«Я в Берлине. Сидоров» - страница 4
«„Прощай. Нельзя больше верить ни в солнце, ни в море“, — эти слова, произносимые распорядителем завещания, следует понимать как скрытое послание умершего», — пишут Оока М. и Таникава С.
Возможно, Аюкава здесь снова говорит о «божественном гонораре». На наш взгляд, данный фрагмент близок к поэтике Т. С. Элиота (традиция «Улисса» Дж. Джойса), поскольку Аюкава не разграничивает тут голос умершего и голос распорядителя.
Согласно комментарию Ооки Макото и Таникавы Сюнтаро, время, указанное в первой строке — осень сорок второго года — соотносится со временем, когда Аюкава был призван в армию. В следующих строках, помещенных в кавычки, приводятся заключительные слова из романа «Волшебная гора» Томаса Манна: «…останемся мы живы или нет, / виды наши на будущее плохи»[3].
Почему Аюкава использует именно эти слова, становится ясно из его «Военных заметок»: «Перед тем как я поступил на военную службу, я узнал о смерти на войне в Бирме моего уважаемого друга из „Арэти“ — Морикавы. <…> Я вспомнил его слова из последнего, адресованного мне, письма, которое он написал перед отправкой во Французский Индокитай: „Когда подумаешь обо мне, прочти последнюю страницу Волшебной горы. Останусь ли я жив или нет — виды мои на будущее плохи“»[4].
Как считают Оока М. и Таникава С., эти строки, цитирующие Т. Манна, не только свидетельствуют о том, что за инициалом «М» скрыто имя Морикавы Ёсинобу, но и отражают настроения послевоенной Японии. Кроме того, уже накануне войны у многих японцев возникло «предчувствие мрачного послевоенного времени и, естественно, они не могли одобрить войну». Отсюда проникнутые иронией следующие строки Аюкавы: «Так, подшучивая над собой, / в неуклюже сидящей на нас форме, / с нелепыми ружьями, / мы уходили из ночного квартала по одному / и гасли как огоньки».

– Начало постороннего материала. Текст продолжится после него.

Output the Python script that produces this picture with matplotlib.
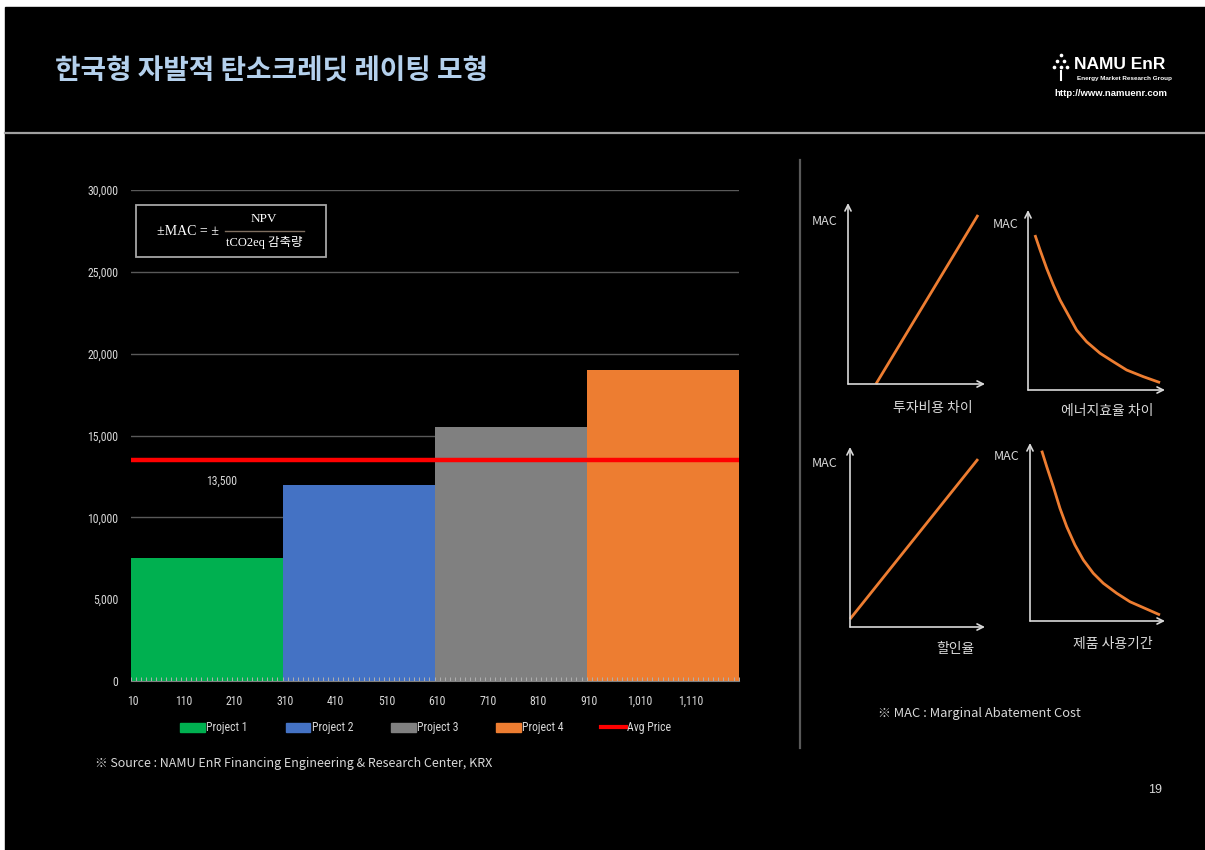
import numpy as np
import matplotlib
matplotlib.use("Agg")
import matplotlib.pyplot as plt
from matplotlib import font_manager
from matplotlib.patches import Rectangle, Patch
from matplotlib.lines import Line2D

W, H = 1205, 850

installed = {f.name for f in font_manager.fontManager.ttflist}
NARROW = next((f for f in ["Liberation Sans Narrow", "Roboto Condensed", "Open Sans Condensed", "Noto Sans"]
               if f in installed), "DejaVu Sans")
KR = ["Noto Sans CJK KR", "DejaVu Sans"]
SERIF_KR = ["Liberation Serif", "Noto Sans CJK KR"]

# ---- data ----
title = "한국형 자발적 탄소크레딧 레이팅 모형"
projects = ["Project 1", "Project 2", "Project 3", "Project 4"]
proj_start = [5, 305, 605, 905]
proj_end = [305, 605, 905, 1205]
mac_values = [7500, 12000, 15500, 19000]
proj_colors = ["#00b050", "#4472c4", "#808080", "#ed7d31"]
avg_price = 13500
avg_label = "13,500"
x_ticks = [10, 110, 210, 310, 410, 510, 610, 710, 810, 910, 1010, 1110]
x_labels = ["10", "110", "210", "310", "410", "510", "610", "710", "810", "910", "1,010", "1,110"]
y_ticks = [0, 5000, 10000, 15000, 20000, 25000, 30000]
y_labels = ["0", "5,000", "10,000", "15,000", "20,000", "25,000", "30,000"]

# schematic MAC curves (panel units 0-100)
cost_x = [20.4, 94.9]
cost_y = [0, 93.4]
eff_x = [5.1, 8.8, 13.6, 18.5, 23.4, 29.4, 35.5, 42.8, 52.6, 62.3, 72.0, 84.2, 96.4]
eff_y = [86.1, 77.8, 67.6, 58.3, 50.0, 41.7, 33.3, 26.8, 20.4, 15.7, 11.1, 7.4, 4.1]
rate_x = [0, 94.8]
rate_y = [4.4, 93.3]
life_x = [8.7, 12.4, 17.3, 22.2, 27.2, 33.3, 39.5, 46.9, 54.3, 64.2, 74.1, 85.2, 96.3]
life_y = [95.7, 86.7, 75.4, 63.3, 53.0, 42.7, 34.3, 26.8, 21.2, 15.6, 10.8, 7.1, 3.4]

TXT = "#d9d9d9"

fig = plt.figure(figsize=(W / 100, H / 100), dpi=100, facecolor="white")

# background / layout layer in pixel coordinates
bg = fig.add_axes([0, 0, 1, 1], zorder=0)
bg.set_xlim(0, W)
bg.set_ylim(H, 0)
bg.axis("off")
bg.add_patch(Rectangle((5, 7), W - 5, H - 7, color="black"))
bg.plot([5, W], [133, 133], color="#a0a0a0", lw=1.6)
bg.plot([800, 800], [160, 748], color="#595959", lw=1.6)

bg.text(55, 72, title, fontsize=20, fontweight="bold", color="#b4d0ec", family=KR, va="center", ha="left")

# logo
bg.scatter([1060.5, 1057, 1064, 1054, 1060.5, 1067], [55, 61, 61, 67, 67, 67], s=7, color="white", lw=0)
bg.plot([1060.5, 1060.5], [71, 80], color="white", lw=1.5)
bg.text(1074, 64, "NAMU EnR", fontsize=12.5, fontweight="bold", color="white", family="Liberation Sans", va="center")
bg.text(1077, 78, "Energy Market Research Group", fontsize=4.6, fontweight="bold", color="white",
        family="Liberation Sans", va="center")
bg.text(1167, 93, "http://www.namuenr.com", fontsize=6.8, fontweight="bold", color="white",
        family="Liberation Sans", va="center", ha="right")

bg.text(95, 763, "※ Source : NAMU EnR Financing Engineering & Research Center, KRX", fontsize=9,
        color=TXT, family=KR, va="center")
bg.text(1155, 790, "19", fontsize=9, color=TXT, family="Liberation Sans", va="center", ha="center")
bg.text(878, 713, "※ MAC : Marginal Abatement Cost", fontsize=9.3, color=TXT, family=KR, va="center")

# formula box
bg.add_patch(Rectangle((136, 205), 190, 52, fill=False, edgecolor="#a6a6a6", lw=1.3))
bg.text(188, 231, "±MAC = ±", fontsize=10, color="white", family=SERIF_KR, va="center", ha="center")
bg.plot([225, 304], [231, 231], color="#7f6f60", lw=1)
bg.text(264, 219, "NPV", fontsize=9.5, color="white", family=SERIF_KR, va="center", ha="center")
bg.text(264, 242, "tCO2eq 감축량", fontsize=9, color="white", family=SERIF_KR, va="center", ha="center")

# ---- main chart ----
ax = fig.add_axes([130.5 / W, 1 - 681 / H, (738.6 - 130.5) / W, (681 - 190) / H], zorder=1)
ax.set_facecolor("none")
widths = np.subtract(proj_end, proj_start)
ax.bar(proj_start, mac_values, width=widths, align="edge", color=proj_colors, zorder=2)
ax.axhline(avg_price, color="#ff0000", lw=3.2, zorder=3)
ax.annotate(avg_label, xy=(185, avg_price), xytext=(0, -15), textcoords="offset points",
            ha="center", va="center", fontsize=8.5, color=TXT, family=NARROW)

ax.set_xlim(5, 1205)
ax.set_ylim(0, 30000)
ax.set_xticks(x_ticks, x_labels)
ax.set_xticks(np.arange(5, 1206, 10), minor=True)
ax.set_yticks(y_ticks, y_labels)
ax.tick_params(axis="x", which="major", length=0, pad=10, labelsize=8.5, labelcolor=TXT)
ax.tick_params(axis="x", which="minor", direction="in", length=3, color="#b0b0b0", width=0.7)
ax.tick_params(axis="y", length=0, pad=9, labelsize=8.5, labelcolor=TXT)
for lab in ax.get_xticklabels() + ax.get_yticklabels():
    lab.set_family(NARROW)
ax.yaxis.grid(True, color="#595959", lw=1)
ax.set_axisbelow(True)
ax.xaxis.set_zorder(3)
for s in ["top", "left", "right"]:
    ax.spines[s].set_visible(False)
ax.spines["bottom"].set_color("#7f7f7f")
ax.spines["bottom"].set_zorder(4)

handles = [Patch(color=c, label=p) for p, c in zip(projects, proj_colors)]
handles.append(Line2D([], [], color="#ff0000", lw=3, label="Avg Price"))
fig.legend(handles=handles, loc="center", bbox_to_anchor=(426 / W, 1 - 728 / H), ncol=5, frameon=False,
           prop={"family": NARROW, "size": 8.5}, labelcolor=TXT, handlelength=2.1, handleheight=0.8,
           handletextpad=0.1, columnspacing=3.2)


# ---- schematic panels ----
def panel(left, origin_y, right, top, xs, ys, mac_xy, label, label_xy):
    a = fig.add_axes([left / W, 1 - origin_y / H, (right - left) / W, (origin_y - top) / H], zorder=1)
    a.set_xlim(0, 100)
    a.set_ylim(0, 100)
    a.axis("off")
    arrow = dict(arrowstyle="->", color=TXT, lw=1.2, shrinkA=0, shrinkB=0, mutation_scale=11)
    a.annotate("", xy=(100, 0), xytext=(0, 0), arrowprops=arrow, annotation_clip=False)
    a.annotate("", xy=(0, 100), xytext=(0, 0), arrowprops=arrow, annotation_clip=False)
    a.plot(xs, ys, color="#ed7d31", lw=2, clip_on=False, solid_capstyle="butt", solid_joinstyle="round")
    bg.text(mac_xy[0], mac_xy[1], "MAC", fontsize=9, color=TXT, family=KR, va="center", ha="center")
    bg.text(label_xy[0], label_xy[1], label, fontsize=10, color=TXT, family=KR, va="center", ha="center")


panel(848, 384, 985, 203, cost_x, cost_y, (825, 221), "투자비용 차이", (933, 408))
panel(1028, 390, 1165, 210, eff_x, eff_y, (1006, 224), "에너지효율 차이", (1107, 411))
panel(850, 627, 985, 447, rate_x, rate_y, (825, 463), "할인율", (955, 649))
panel(1030, 621, 1165, 443, life_x, life_y, (1007, 456), "제품 사용기간", (1113, 644))

fig.savefig("out.png", dpi=100, facecolor=fig.get_facecolor())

Поэма «Америка» содержит фрагменты произведений разных авторов (Томаса Манна, Франца Кафки, Ёсинобу Морикавы, Поля Валери) и «вероятно, опирается на слова еще большего количества людей». Как иронично заметил сам Аюкава: «В этом произведении достаточно много плагиата». Разумеется, он имел в виду чужое слово, цитаты и, возможно, поэтическую традицию Т. С. Элиота.